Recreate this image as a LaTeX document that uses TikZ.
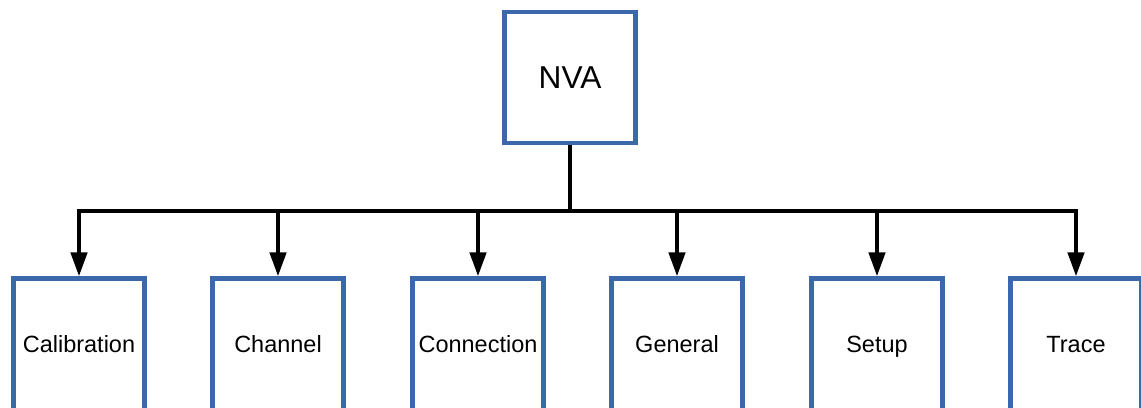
\documentclass[tikz,border=0pt]{standalone}
\usepackage{fontspec}
\setmainfont{Liberation Sans}
\usetikzlibrary{arrows.meta}
\definecolor{boxblue}{RGB}{58,104,170}

\begin{document}
\begin{tikzpicture}[x=0.025cm, y=-0.025cm,
    box/.style={draw=boxblue, line width=3.1pt, fill=white,
      minimum width=3.275cm, minimum height=3.275cm, inner sep=0pt},
    topbox/.style={box, font=\fontsize{22.5}{26}\selectfont,
      text height=20pt, text depth=3.9pt},
    subbox/.style={box, font=\fontsize{16.7}{20}\selectfont,
      minimum height=3.6cm, text height=15pt, text depth=12.3pt},
    conn/.style={line width=2.8pt, -{Triangle[length=17pt, width=11.5pt]}}]
    \useasboundingbox (0,0) rectangle (1141,407);

    % top block
    \node[topbox] (nva) at (570,77.5) {NVA};

    % branching coordinate
    \coordinate (bus) at (570,211);

    % sub blocks
    \node[subbox] (cal)   at (79,350.5)   {Calibration};
    \node[subbox] (chan)  at (278,350.5)  {Channel};
    \node[subbox] (conx)  at (478,350.5)  {Connection};
    \node[subbox] (gen)   at (677,350.5)  {General};
    \node[subbox] (setup) at (877,350.5)  {Setup};
    \node[subbox] (trace) at (1076,350.5) {Trace};

    % Lines
    \draw[line width=2.8pt] (nva.south) -- (bus);
    \draw[conn] (bus) -| (cal.north);
    \draw[conn] (bus) -| (chan.north);
    \draw[conn] (bus) -| (conx.north);
    \draw[conn] (bus) -| (gen.north);
    \draw[conn] (bus) -| (setup.north);
    \draw[conn] (bus) -| (trace.north);
\end{tikzpicture}
\end{document}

-=-=-

Repeat the material above word for word and skip every image in it.

→ **Exercise answer**
Recreate this image as a LaTeX document that uses TikZ.
\documentclass[tikz,border=0pt]{standalone}
\usepackage{fontspec}
\setmainfont{Liberation Sans}
\usetikzlibrary{arrows.meta}
\definecolor{boxblue}{RGB}{58,104,170}

\begin{document}
\begin{tikzpicture}[x=0.025cm, y=-0.025cm,
    box/.style={draw=boxblue, line width=3.1pt, fill=white,
      minimum width=3.275cm, minimum height=3.275cm, inner sep=0pt},
    topbox/.style={box, font=\fontsize{22.5}{26}\selectfont,
      text height=20pt, text depth=3.9pt},
    subbox/.style={box, font=\fontsize{16.7}{20}\selectfont,
      minimum height=3.6cm, text height=15pt, text depth=12.3pt},
    conn/.style={line width=2.8pt, -{Triangle[length=17pt, width=11.5pt]}}]
    \useasboundingbox (0,0) rectangle (1141,407);

    % top block
    \node[topbox] (nva) at (570,77.5) {NVA};

    % branching coordinate
    \coordinate (bus) at (570,211);

    % sub blocks
    \node[subbox] (cal)   at (79,350.5)   {Calibration};
    \node[subbox] (chan)  at (278,350.5)  {Channel};
    \node[subbox] (conx)  at (478,350.5)  {Connection};
    \node[subbox] (gen)   at (677,350.5)  {General};
    \node[subbox] (setup) at (877,350.5)  {Setup};
    \node[subbox] (trace) at (1076,350.5) {Trace};

    % Lines
    \draw[line width=2.8pt] (nva.south) -- (bus);
    \draw[conn] (bus) -| (cal.north);
    \draw[conn] (bus) -| (chan.north);
    \draw[conn] (bus) -| (conx.north);
    \draw[conn] (bus) -| (gen.north);
    \draw[conn] (bus) -| (setup.north);
    \draw[conn] (bus) -| (trace.north);
\end{tikzpicture}
\end{document}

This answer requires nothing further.